# start of Data lines

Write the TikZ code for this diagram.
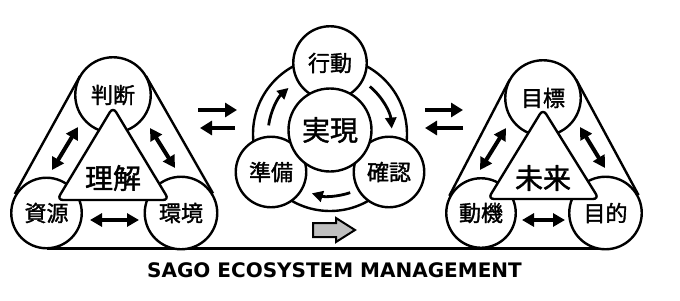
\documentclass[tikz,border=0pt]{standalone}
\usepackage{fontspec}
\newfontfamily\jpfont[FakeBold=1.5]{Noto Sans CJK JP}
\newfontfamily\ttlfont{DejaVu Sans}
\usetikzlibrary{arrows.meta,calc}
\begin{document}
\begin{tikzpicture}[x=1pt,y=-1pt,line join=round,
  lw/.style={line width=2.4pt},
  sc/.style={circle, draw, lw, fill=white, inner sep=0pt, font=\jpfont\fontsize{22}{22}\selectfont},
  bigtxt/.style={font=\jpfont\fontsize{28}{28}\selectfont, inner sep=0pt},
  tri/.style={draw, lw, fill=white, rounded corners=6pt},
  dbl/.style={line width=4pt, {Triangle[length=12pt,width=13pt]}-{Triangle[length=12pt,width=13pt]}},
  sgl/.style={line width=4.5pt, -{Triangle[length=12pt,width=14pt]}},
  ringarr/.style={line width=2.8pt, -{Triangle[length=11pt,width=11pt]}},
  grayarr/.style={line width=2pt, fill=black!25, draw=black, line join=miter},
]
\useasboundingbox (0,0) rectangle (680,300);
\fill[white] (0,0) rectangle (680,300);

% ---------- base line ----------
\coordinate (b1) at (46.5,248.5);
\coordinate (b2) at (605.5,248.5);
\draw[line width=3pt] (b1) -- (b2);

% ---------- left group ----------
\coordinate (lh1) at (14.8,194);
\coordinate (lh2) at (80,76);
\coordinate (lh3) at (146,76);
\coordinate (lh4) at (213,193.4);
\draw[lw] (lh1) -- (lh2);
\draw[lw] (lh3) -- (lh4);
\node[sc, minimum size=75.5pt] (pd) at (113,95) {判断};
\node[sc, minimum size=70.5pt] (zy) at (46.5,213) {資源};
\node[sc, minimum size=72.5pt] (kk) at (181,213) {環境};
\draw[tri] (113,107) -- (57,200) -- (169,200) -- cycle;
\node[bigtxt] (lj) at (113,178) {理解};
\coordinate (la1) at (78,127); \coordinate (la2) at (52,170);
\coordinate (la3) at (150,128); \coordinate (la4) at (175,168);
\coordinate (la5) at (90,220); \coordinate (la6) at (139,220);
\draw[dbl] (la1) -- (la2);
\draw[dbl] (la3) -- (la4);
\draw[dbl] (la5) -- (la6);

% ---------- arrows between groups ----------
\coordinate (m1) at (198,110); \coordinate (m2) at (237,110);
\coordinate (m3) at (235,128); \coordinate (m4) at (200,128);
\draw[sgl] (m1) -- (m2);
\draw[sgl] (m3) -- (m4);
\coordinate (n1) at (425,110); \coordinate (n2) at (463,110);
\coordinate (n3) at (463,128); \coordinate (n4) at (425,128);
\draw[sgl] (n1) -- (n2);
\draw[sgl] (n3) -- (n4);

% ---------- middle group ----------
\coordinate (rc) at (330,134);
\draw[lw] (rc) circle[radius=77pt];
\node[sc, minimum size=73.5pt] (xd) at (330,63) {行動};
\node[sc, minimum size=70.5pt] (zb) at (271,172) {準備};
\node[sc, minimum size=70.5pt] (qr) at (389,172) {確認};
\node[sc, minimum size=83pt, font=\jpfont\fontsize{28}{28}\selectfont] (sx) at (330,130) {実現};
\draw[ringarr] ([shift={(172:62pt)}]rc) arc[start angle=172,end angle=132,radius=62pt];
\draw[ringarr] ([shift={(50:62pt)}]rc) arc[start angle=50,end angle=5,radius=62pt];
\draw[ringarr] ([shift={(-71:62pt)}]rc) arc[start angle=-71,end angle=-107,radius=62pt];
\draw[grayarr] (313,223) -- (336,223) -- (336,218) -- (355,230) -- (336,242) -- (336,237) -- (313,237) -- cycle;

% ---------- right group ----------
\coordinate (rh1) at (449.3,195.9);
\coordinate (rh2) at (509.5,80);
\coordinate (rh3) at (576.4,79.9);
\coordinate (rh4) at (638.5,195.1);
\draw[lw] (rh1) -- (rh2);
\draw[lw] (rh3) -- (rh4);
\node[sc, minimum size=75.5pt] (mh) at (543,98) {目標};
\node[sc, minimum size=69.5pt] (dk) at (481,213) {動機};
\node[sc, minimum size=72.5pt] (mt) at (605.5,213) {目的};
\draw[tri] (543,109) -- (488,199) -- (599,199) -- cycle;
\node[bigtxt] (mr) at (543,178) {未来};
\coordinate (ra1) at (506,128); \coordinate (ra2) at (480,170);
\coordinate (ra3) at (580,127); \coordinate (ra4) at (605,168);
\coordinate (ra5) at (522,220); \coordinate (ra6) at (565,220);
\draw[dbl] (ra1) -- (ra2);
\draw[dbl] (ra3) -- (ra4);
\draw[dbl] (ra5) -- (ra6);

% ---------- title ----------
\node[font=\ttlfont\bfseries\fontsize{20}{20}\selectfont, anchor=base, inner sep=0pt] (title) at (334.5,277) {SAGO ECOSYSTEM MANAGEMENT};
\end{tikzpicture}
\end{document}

# end of Data lines

What this task involves -
What is needed is an exact reproduction of the data, pictures excluded.

Answer to the exercise -
Write the TikZ code for this diagram.
\documentclass[tikz,border=0pt]{standalone}
\usepackage{fontspec}
\newfontfamily\jpfont[FakeBold=1.5]{Noto Sans CJK JP}
\newfontfamily\ttlfont{DejaVu Sans}
\usetikzlibrary{arrows.meta,calc}
\begin{document}
\begin{tikzpicture}[x=1pt,y=-1pt,line join=round,
  lw/.style={line width=2.4pt},
  sc/.style={circle, draw, lw, fill=white, inner sep=0pt, font=\jpfont\fontsize{22}{22}\selectfont},
  bigtxt/.style={font=\jpfont\fontsize{28}{28}\selectfont, inner sep=0pt},
  tri/.style={draw, lw, fill=white, rounded corners=6pt},
  dbl/.style={line width=4pt, {Triangle[length=12pt,width=13pt]}-{Triangle[length=12pt,width=13pt]}},
  sgl/.style={line width=4.5pt, -{Triangle[length=12pt,width=14pt]}},
  ringarr/.style={line width=2.8pt, -{Triangle[length=11pt,width=11pt]}},
  grayarr/.style={line width=2pt, fill=black!25, draw=black, line join=miter},
]
\useasboundingbox (0,0) rectangle (680,300);
\fill[white] (0,0) rectangle (680,300);

% ---------- base line ----------
\coordinate (b1) at (46.5,248.5);
\coordinate (b2) at (605.5,248.5);
\draw[line width=3pt] (b1) -- (b2);

% ---------- left group ----------
\coordinate (lh1) at (14.8,194);
\coordinate (lh2) at (80,76);
\coordinate (lh3) at (146,76);
\coordinate (lh4) at (213,193.4);
\draw[lw] (lh1) -- (lh2);
\draw[lw] (lh3) -- (lh4);
\node[sc, minimum size=75.5pt] (pd) at (113,95) {判断};
\node[sc, minimum size=70.5pt] (zy) at (46.5,213) {資源};
\node[sc, minimum size=72.5pt] (kk) at (181,213) {環境};
\draw[tri] (113,107) -- (57,200) -- (169,200) -- cycle;
\node[bigtxt] (lj) at (113,178) {理解};
\coordinate (la1) at (78,127); \coordinate (la2) at (52,170);
\coordinate (la3) at (150,128); \coordinate (la4) at (175,168);
\coordinate (la5) at (90,220); \coordinate (la6) at (139,220);
\draw[dbl] (la1) -- (la2);
\draw[dbl] (la3) -- (la4);
\draw[dbl] (la5) -- (la6);

% ---------- arrows between groups ----------
\coordinate (m1) at (198,110); \coordinate (m2) at (237,110);
\coordinate (m3) at (235,128); \coordinate (m4) at (200,128);
\draw[sgl] (m1) -- (m2);
\draw[sgl] (m3) -- (m4);
\coordinate (n1) at (425,110); \coordinate (n2) at (463,110);
\coordinate (n3) at (463,128); \coordinate (n4) at (425,128);
\draw[sgl] (n1) -- (n2);
\draw[sgl] (n3) -- (n4);

% ---------- middle group ----------
\coordinate (rc) at (330,134);
\draw[lw] (rc) circle[radius=77pt];
\node[sc, minimum size=73.5pt] (xd) at (330,63) {行動};
\node[sc, minimum size=70.5pt] (zb) at (271,172) {準備};
\node[sc, minimum size=70.5pt] (qr) at (389,172) {確認};
\node[sc, minimum size=83pt, font=\jpfont\fontsize{28}{28}\selectfont] (sx) at (330,130) {実現};
\draw[ringarr] ([shift={(172:62pt)}]rc) arc[start angle=172,end angle=132,radius=62pt];
\draw[ringarr] ([shift={(50:62pt)}]rc) arc[start angle=50,end angle=5,radius=62pt];
\draw[ringarr] ([shift={(-71:62pt)}]rc) arc[start angle=-71,end angle=-107,radius=62pt];
\draw[grayarr] (313,223) -- (336,223) -- (336,218) -- (355,230) -- (336,242) -- (336,237) -- (313,237) -- cycle;

% ---------- right group ----------
\coordinate (rh1) at (449.3,195.9);
\coordinate (rh2) at (509.5,80);
\coordinate (rh3) at (576.4,79.9);
\coordinate (rh4) at (638.5,195.1);
\draw[lw] (rh1) -- (rh2);
\draw[lw] (rh3) -- (rh4);
\node[sc, minimum size=75.5pt] (mh) at (543,98) {目標};
\node[sc, minimum size=69.5pt] (dk) at (481,213) {動機};
\node[sc, minimum size=72.5pt] (mt) at (605.5,213) {目的};
\draw[tri] (543,109) -- (488,199) -- (599,199) -- cycle;
\node[bigtxt] (mr) at (543,178) {未来};
\coordinate (ra1) at (506,128); \coordinate (ra2) at (480,170);
\coordinate (ra3) at (580,127); \coordinate (ra4) at (605,168);
\coordinate (ra5) at (522,220); \coordinate (ra6) at (565,220);
\draw[dbl] (ra1) -- (ra2);
\draw[dbl] (ra3) -- (ra4);
\draw[dbl] (ra5) -- (ra6);

% ---------- title ----------
\node[font=\ttlfont\bfseries\fontsize{20}{20}\selectfont, anchor=base, inner sep=0pt] (title) at (334.5,277) {SAGO ECOSYSTEM MANAGEMENT};
\end{tikzpicture}
\end{document}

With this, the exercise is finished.